* Work to do: Leave out the pictures and retype only the lines from the opening line to the line that holds "import * as", both ends included.

* Dataset extract:
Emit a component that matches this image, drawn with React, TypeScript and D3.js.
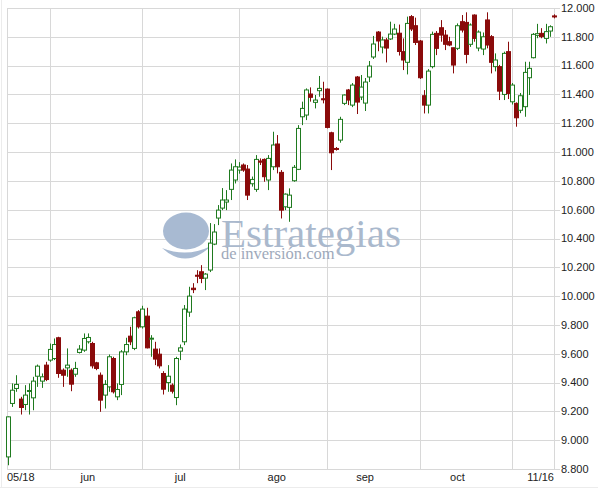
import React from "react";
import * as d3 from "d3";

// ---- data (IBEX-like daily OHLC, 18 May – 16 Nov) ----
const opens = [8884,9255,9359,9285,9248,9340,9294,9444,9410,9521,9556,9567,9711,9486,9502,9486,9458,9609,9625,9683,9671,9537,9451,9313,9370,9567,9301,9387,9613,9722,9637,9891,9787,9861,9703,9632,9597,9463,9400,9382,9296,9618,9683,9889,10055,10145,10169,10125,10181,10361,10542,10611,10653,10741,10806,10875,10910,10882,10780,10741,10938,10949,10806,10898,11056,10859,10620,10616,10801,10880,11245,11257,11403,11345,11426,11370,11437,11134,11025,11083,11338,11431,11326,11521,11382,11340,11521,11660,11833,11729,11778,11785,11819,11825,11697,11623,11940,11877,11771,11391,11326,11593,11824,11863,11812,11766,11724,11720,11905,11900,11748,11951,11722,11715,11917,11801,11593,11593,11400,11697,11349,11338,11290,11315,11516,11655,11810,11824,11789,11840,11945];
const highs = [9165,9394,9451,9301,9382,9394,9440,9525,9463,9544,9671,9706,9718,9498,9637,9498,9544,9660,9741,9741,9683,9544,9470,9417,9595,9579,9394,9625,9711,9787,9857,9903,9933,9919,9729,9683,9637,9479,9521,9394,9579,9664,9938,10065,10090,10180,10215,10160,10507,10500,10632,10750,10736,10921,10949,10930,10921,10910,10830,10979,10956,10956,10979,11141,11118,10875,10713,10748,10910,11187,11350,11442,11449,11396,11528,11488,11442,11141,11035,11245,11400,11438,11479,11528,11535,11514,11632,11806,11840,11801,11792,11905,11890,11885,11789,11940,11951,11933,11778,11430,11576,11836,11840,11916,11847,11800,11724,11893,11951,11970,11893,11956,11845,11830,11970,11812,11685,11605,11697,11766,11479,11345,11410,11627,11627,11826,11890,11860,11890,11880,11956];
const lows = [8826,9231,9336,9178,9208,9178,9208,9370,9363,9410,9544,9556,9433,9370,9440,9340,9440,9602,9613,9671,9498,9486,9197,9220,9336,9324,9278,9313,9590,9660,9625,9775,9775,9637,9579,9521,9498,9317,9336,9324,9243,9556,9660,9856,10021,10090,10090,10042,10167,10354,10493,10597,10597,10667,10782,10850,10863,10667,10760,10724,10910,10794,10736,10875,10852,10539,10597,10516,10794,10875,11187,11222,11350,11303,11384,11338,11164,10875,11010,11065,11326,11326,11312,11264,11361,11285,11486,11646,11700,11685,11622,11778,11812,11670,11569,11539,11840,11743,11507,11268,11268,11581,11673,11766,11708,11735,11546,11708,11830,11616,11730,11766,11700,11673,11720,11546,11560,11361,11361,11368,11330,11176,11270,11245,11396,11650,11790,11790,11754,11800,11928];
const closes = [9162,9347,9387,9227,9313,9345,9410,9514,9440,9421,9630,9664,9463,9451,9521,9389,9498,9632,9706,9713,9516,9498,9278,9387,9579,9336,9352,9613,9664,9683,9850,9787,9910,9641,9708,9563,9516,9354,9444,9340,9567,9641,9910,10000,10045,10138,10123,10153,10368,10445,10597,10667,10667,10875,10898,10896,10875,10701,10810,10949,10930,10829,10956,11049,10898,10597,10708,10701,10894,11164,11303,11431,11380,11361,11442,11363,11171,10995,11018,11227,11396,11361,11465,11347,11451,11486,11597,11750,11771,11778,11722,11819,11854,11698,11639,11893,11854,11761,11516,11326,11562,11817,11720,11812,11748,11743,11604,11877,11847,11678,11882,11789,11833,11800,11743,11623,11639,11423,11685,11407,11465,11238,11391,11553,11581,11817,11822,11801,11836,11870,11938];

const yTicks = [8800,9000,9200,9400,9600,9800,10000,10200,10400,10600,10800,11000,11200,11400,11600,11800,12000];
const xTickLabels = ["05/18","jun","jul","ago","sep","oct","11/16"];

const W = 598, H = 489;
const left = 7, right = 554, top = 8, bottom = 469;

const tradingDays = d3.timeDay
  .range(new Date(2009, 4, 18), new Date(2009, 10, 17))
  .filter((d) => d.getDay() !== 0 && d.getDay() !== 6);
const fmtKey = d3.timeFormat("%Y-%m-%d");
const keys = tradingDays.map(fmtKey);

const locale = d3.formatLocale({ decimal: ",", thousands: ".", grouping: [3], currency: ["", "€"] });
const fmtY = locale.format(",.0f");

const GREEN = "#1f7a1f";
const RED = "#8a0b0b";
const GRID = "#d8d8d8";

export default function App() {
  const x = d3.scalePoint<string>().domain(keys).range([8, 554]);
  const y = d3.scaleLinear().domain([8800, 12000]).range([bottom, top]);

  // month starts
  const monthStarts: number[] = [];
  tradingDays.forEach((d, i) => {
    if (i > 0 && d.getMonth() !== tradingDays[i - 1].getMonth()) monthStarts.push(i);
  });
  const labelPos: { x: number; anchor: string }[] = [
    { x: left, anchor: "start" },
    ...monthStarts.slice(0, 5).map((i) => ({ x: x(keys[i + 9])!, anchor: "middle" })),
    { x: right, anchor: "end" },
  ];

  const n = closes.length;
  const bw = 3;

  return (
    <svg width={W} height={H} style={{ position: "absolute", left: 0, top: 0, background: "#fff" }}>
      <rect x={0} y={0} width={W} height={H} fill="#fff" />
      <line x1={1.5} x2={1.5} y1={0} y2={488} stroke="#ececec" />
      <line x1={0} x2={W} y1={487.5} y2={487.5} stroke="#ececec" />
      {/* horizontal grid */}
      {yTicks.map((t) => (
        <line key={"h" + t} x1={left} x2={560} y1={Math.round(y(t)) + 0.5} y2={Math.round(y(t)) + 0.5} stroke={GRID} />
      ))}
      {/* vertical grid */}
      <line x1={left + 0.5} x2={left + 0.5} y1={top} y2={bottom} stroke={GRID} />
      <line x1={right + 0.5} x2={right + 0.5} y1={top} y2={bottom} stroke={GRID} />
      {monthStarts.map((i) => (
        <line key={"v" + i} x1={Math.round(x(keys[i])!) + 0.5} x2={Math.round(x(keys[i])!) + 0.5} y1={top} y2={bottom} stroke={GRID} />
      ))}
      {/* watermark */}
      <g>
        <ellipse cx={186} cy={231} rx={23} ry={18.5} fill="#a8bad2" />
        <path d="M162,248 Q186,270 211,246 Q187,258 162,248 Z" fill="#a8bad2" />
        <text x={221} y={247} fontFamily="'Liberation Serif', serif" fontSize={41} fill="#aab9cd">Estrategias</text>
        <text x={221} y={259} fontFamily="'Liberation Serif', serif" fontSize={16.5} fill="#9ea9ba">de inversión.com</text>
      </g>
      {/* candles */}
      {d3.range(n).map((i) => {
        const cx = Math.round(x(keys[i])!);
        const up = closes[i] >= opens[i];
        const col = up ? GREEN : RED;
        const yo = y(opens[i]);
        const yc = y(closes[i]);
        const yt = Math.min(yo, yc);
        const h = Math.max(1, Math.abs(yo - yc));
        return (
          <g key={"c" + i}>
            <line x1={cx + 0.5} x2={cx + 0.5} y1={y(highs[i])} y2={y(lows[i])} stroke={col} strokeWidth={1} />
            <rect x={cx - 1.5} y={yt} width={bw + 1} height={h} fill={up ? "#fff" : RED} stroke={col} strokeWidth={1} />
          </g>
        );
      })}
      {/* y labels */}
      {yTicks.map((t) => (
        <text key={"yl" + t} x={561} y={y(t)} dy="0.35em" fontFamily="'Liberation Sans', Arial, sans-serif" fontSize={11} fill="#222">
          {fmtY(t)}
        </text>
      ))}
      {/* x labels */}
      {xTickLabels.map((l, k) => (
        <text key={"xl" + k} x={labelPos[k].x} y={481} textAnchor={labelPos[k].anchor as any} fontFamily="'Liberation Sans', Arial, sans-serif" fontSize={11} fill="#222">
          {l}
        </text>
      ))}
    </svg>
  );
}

* Solution to the problem:
Emit a component that matches this image, drawn with React, TypeScript and D3.js.
import React from "react";
import * as d3 from "d3";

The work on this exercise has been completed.